:: Description of the task ::
Your task is to copy the listing exactly, with the pictures left out.

:: Data provided ::

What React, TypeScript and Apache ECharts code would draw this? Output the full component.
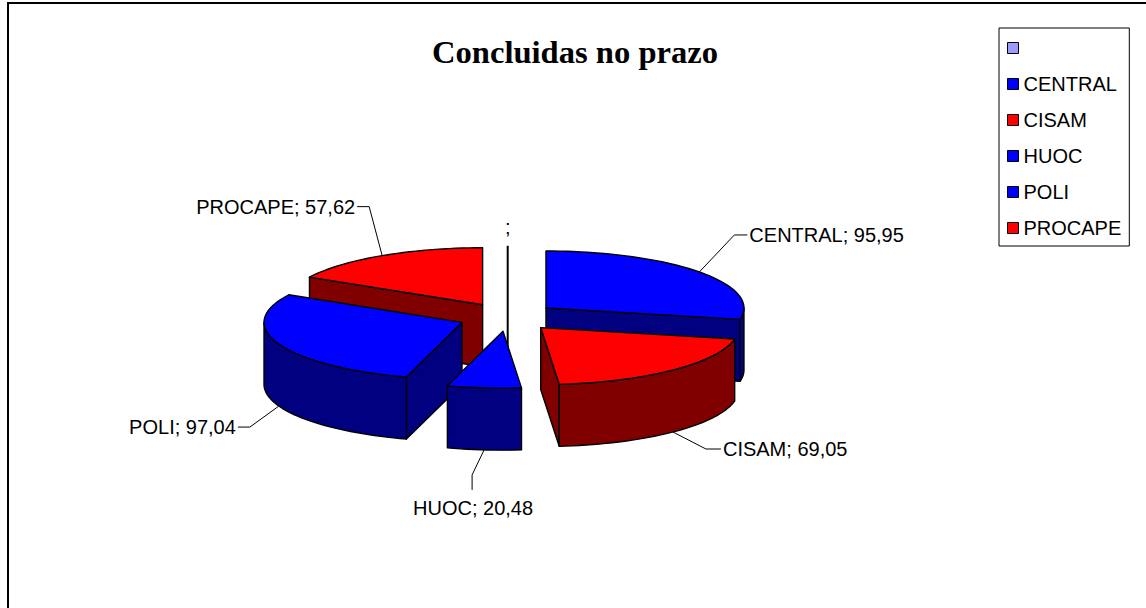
import React, { useEffect, useRef } from "react";
import * as echarts from "echarts";

const categories = [" ", "CENTRAL", "CISAM", "HUOC", "POLI", "PROCAPE"];
const values = [0, 95.95, 69.05, 20.48, 97.04, 57.62];
const topColors = ["#9999FF", "#0000FF", "#FF0000", "#0000FF", "#0000FF", "#FF0000"];
const wallColors = ["#000000", "#000080", "#800000", "#000080", "#000080", "#800000"];
// leader line of each label: knee relative to the rim midpoint, tip relative to the knee
const leaderKnees = [[0, 0], [35, -37], [33, 17], [-12, 25], [-29, 21], [-13, -49]];
const leaderTips = [[0, 0], [13, 0], [15, 0], [0, 15], [-12, 0], [-12, 0]];

const CX = 507.7, CY = 317, RX = 198, RY = 57, DEPTH = 62, EXPLODE = 49.4;
const FONT = "'Liberation Sans', Arial, sans-serif";
const rad = (d: number) => (d * Math.PI) / 180;
const total = values.reduce((a, b) => a + b, 0);

type Slice = { i: number; start: number; end: number; mid: number; ax: number; ay: number };
let cursor = 0;
const slices: Slice[] = values.map((v, i) => {
  const start = cursor;
  const end = cursor + (v / total) * 360;
  cursor = end;
  const mid = (start + end) / 2;
  return { i, start, end, mid, ax: CX + EXPLODE * Math.sin(rad(mid)), ay: CY - (EXPLODE * RY * Math.cos(rad(mid))) / RX };
});

function rimPoint(s: Slice, deg: number, drop = 0): number[] {
  return [s.ax + RX * Math.sin(rad(deg)), s.ay - RY * Math.cos(rad(deg)) + drop];
}
function arc(s: Slice, a: number, b: number, drop = 0): number[][] {
  const pts: number[][] = [];
  const n = Math.max(1, Math.ceil(Math.abs(b - a) / 2));
  for (let k = 0; k <= n; k++) pts.push(rimPoint(s, a + ((b - a) * k) / n, drop));
  return pts;
}
const formatValue = (v: number) => (v ? v.toFixed(2).replace(".", ",") : "");

function sliceElements(s: Slice) {
  const edge = { stroke: "#000", lineWidth: 1.4, lineJoin: "round" };
  const wall = wallColors[s.i];
  const children: any[] = [];
  const poly = (points: number[][], fill: string) => children.push({ type: "polygon", silent: true, shape: { points }, style: { fill, ...edge } });
  const apex = [s.ax, s.ay];
  const apexLow = [s.ax, s.ay + DEPTH];
  const name = categories[s.i].trim();
  const rimMid = rimPoint(s, s.mid);
  if (s.end === s.start) {
    children.push({ type: "line", silent: true, shape: { x1: rimMid[0], y1: rimMid[1], x2: apexLow[0], y2: apexLow[1] }, style: { stroke: "#000", lineWidth: 2 } });
    children.push({ type: "text", silent: true, style: { text: ";", x: rimMid[0], y: rimMid[1] - 19, fill: "#000", font: `20px ${FONT}`, align: "center", verticalAlign: "middle" } });
    return children;
  }
  const wallFor = (deg: number) => {
    const r = rimPoint(s, deg);
    poly([apex, r, [r[0], r[1] + DEPTH], apexLow], wall);
  };
  if (Math.sin(rad(s.start)) < -1e-6) wallFor(s.start);
  if (Math.sin(rad(s.end)) > 1e-6) wallFor(s.end);
  const a = Math.max(s.start, 90), b = Math.min(s.end, 270);
  if (b > a) poly([...arc(s, a, b), ...arc(s, b, a, DEPTH)], wall);
  poly([apex, ...arc(s, s.start, s.end)], topColors[s.i]);

  const front = Math.cos(rad(s.mid)) < 0;
  const from = [rimMid[0], rimMid[1] + (front ? DEPTH : 0)];
  const knee = [from[0] + leaderKnees[s.i][0], from[1] + leaderKnees[s.i][1]];
  const tipOff = leaderTips[s.i];
  const tip = [knee[0] + tipOff[0], knee[1] + tipOff[1]];
  children.push({ type: "polyline", silent: true, shape: { points: [from, knee, tip] }, style: { stroke: "#000", lineWidth: 1, fill: "none" } });
  const below = tipOff[0] === 0;
  children.push({
    type: "text", silent: true,
    style: {
      text: `${name}; ${formatValue(values[s.i])}`,
      x: below ? tip[0] + 1 : tip[0] + (tipOff[0] > 0 ? 2 : -2),
      y: below ? tip[1] + 18 : tip[1],
      fill: "#000", font: `20px ${FONT}`,
      align: below ? "center" : tipOff[0] > 0 ? "left" : "right",
      verticalAlign: "middle",
    },
  });
  return children;
}

export default function App() {
  const ref = useRef<HTMLDivElement>(null);
  useEffect(() => {
    document.body.style.margin = "0";
    const chart = echarts.init(ref.current!, undefined, { renderer: "svg" });
    const paintOrder = [...slices].sort((p, q) => p.ay - q.ay);
    chart.setOption({
      animation: false,
      backgroundColor: "#fff",
      title: {
        text: "Concluidas no prazo",
        left: 570, top: 30, textAlign: "center",
        textStyle: { fontFamily: "'Liberation Serif', serif", fontWeight: "bold", fontSize: 32.6, color: "#000" },
      },
      legend: {
        data: categories,
        orient: "vertical",
        left: 999, top: 28,
        padding: [10, 8, 8, 8],
        itemGap: 16,
        itemWidth: 11, itemHeight: 11,
        icon: "rect",
        selectedMode: false,
        backgroundColor: "#fff",
        borderColor: "#000",
        borderWidth: 1,
        borderRadius: 0,
        itemStyle: { borderColor: "#000", borderWidth: 1 },
        textStyle: { fontFamily: FONT, fontSize: 20, color: "#000", lineHeight: 20 },
      },
      graphic: [{
        type: "polyline", silent: true, z: -1,
        shape: { points: [[8, 620], [8, 3], [1146, 3]] },
        style: { fill: "none", stroke: "#000", lineWidth: 2 },
      }],
      series: paintOrder.map((s) => ({
        type: "custom",
        name: categories[s.i],
        coordinateSystem: "none",
        silent: true,
        itemStyle: { color: topColors[s.i] },
        data: [[values[s.i]]],
        renderItem: () => ({ type: "group", children: sliceElements(s) }),
      })),
    });
    return () => chart.dispose();
  }, []);
  return <div ref={ref} style={{ position: "absolute", left: 0, top: 0, width: 1146, height: 608 }} />;
}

:: The output ::
What React, TypeScript and Apache ECharts code would draw this? Output the full component.
import React, { useEffect, useRef } from "react";
import * as echarts from "echarts";

const categories = [" ", "CENTRAL", "CISAM", "HUOC", "POLI", "PROCAPE"];
const values = [0, 95.95, 69.05, 20.48, 97.04, 57.62];
const topColors = ["#9999FF", "#0000FF", "#FF0000", "#0000FF", "#0000FF", "#FF0000"];
const wallColors = ["#000000", "#000080", "#800000", "#000080", "#000080", "#800000"];
// leader line of each label: knee relative to the rim midpoint, tip relative to the knee
const leaderKnees = [[0, 0], [35, -37], [33, 17], [-12, 25], [-29, 21], [-13, -49]];
const leaderTips = [[0, 0], [13, 0], [15, 0], [0, 15], [-12, 0], [-12, 0]];

const CX = 507.7, CY = 317, RX = 198, RY = 57, DEPTH = 62, EXPLODE = 49.4;
const FONT = "'Liberation Sans', Arial, sans-serif";
const rad = (d: number) => (d * Math.PI) / 180;
const total = values.reduce((a, b) => a + b, 0);

type Slice = { i: number; start: number; end: number; mid: number; ax: number; ay: number };
let cursor = 0;
const slices: Slice[] = values.map((v, i) => {
  const start = cursor;
  const end = cursor + (v / total) * 360;
  cursor = end;
  const mid = (start + end) / 2;
  return { i, start, end, mid, ax: CX + EXPLODE * Math.sin(rad(mid)), ay: CY - (EXPLODE * RY * Math.cos(rad(mid))) / RX };
});

function rimPoint(s: Slice, deg: number, drop = 0): number[] {
  return [s.ax + RX * Math.sin(rad(deg)), s.ay - RY * Math.cos(rad(deg)) + drop];
}
function arc(s: Slice, a: number, b: number, drop = 0): number[][] {
  const pts: number[][] = [];
  const n = Math.max(1, Math.ceil(Math.abs(b - a) / 2));
  for (let k = 0; k <= n; k++) pts.push(rimPoint(s, a + ((b - a) * k) / n, drop));
  return pts;
}
const formatValue = (v: number) => (v ? v.toFixed(2).replace(".", ",") : "");

function sliceElements(s: Slice) {
  const edge = { stroke: "#000", lineWidth: 1.4, lineJoin: "round" };
  const wall = wallColors[s.i];
  const children: any[] = [];
  const poly = (points: number[][], fill: string) => children.push({ type: "polygon", silent: true, shape: { points }, style: { fill, ...edge } });
  const apex = [s.ax, s.ay];
  const apexLow = [s.ax, s.ay + DEPTH];
  const name = categories[s.i].trim();
  const rimMid = rimPoint(s, s.mid);
  if (s.end === s.start) {
    children.push({ type: "line", silent: true, shape: { x1: rimMid[0], y1: rimMid[1], x2: apexLow[0], y2: apexLow[1] }, style: { stroke: "#000", lineWidth: 2 } });
    children.push({ type: "text", silent: true, style: { text: ";", x: rimMid[0], y: rimMid[1] - 19, fill: "#000", font: `20px ${FONT}`, align: "center", verticalAlign: "middle" } });
    return children;
  }
  const wallFor = (deg: number) => {
    const r = rimPoint(s, deg);
    poly([apex, r, [r[0], r[1] + DEPTH], apexLow], wall);
  };
  if (Math.sin(rad(s.start)) < -1e-6) wallFor(s.start);
  if (Math.sin(rad(s.end)) > 1e-6) wallFor(s.end);
  const a = Math.max(s.start, 90), b = Math.min(s.end, 270);
  if (b > a) poly([...arc(s, a, b), ...arc(s, b, a, DEPTH)], wall);
  poly([apex, ...arc(s, s.start, s.end)], topColors[s.i]);

  const front = Math.cos(rad(s.mid)) < 0;
  const from = [rimMid[0], rimMid[1] + (front ? DEPTH : 0)];
  const knee = [from[0] + leaderKnees[s.i][0], from[1] + leaderKnees[s.i][1]];
  const tipOff = leaderTips[s.i];
  const tip = [knee[0] + tipOff[0], knee[1] + tipOff[1]];
  children.push({ type: "polyline", silent: true, shape: { points: [from, knee, tip] }, style: { stroke: "#000", lineWidth: 1, fill: "none" } });
  const below = tipOff[0] === 0;
  children.push({
    type: "text", silent: true,
    style: {
      text: `${name}; ${formatValue(values[s.i])}`,
      x: below ? tip[0] + 1 : tip[0] + (tipOff[0] > 0 ? 2 : -2),
      y: below ? tip[1] + 18 : tip[1],
      fill: "#000", font: `20px ${FONT}`,
      align: below ? "center" : tipOff[0] > 0 ? "left" : "right",
      verticalAlign: "middle",
    },
  });
  return children;
}

export default function App() {
  const ref = useRef<HTMLDivElement>(null);
  useEffect(() => {
    document.body.style.margin = "0";
    const chart = echarts.init(ref.current!, undefined, { renderer: "svg" });
    const paintOrder = [...slices].sort((p, q) => p.ay - q.ay);
    chart.setOption({
      animation: false,
      backgroundColor: "#fff",
      title: {
        text: "Concluidas no prazo",
        left: 570, top: 30, textAlign: "center",
        textStyle: { fontFamily: "'Liberation Serif', serif", fontWeight: "bold", fontSize: 32.6, color: "#000" },
      },
      legend: {
        data: categories,
        orient: "vertical",
        left: 999, top: 28,
        padding: [10, 8, 8, 8],
        itemGap: 16,
        itemWidth: 11, itemHeight: 11,
        icon: "rect",
        selectedMode: false,
        backgroundColor: "#fff",
        borderColor: "#000",
        borderWidth: 1,
        borderRadius: 0,
        itemStyle: { borderColor: "#000", borderWidth: 1 },
        textStyle: { fontFamily: FONT, fontSize: 20, color: "#000", lineHeight: 20 },
      },
      graphic: [{
        type: "polyline", silent: true, z: -1,
        shape: { points: [[8, 620], [8, 3], [1146, 3]] },
        style: { fill: "none", stroke: "#000", lineWidth: 2 },
      }],
      series: paintOrder.map((s) => ({
        type: "custom",
        name: categories[s.i],
        coordinateSystem: "none",
        silent: true,
        itemStyle: { color: topColors[s.i] },
        data: [[values[s.i]]],
        renderItem: () => ({ type: "group", children: sliceElements(s) }),
      })),
    });
    return () => chart.dispose();
  }, []);
  return <div ref={ref} style={{ position: "absolute", left: 0, top: 0, width: 1146, height: 608 }} />;
}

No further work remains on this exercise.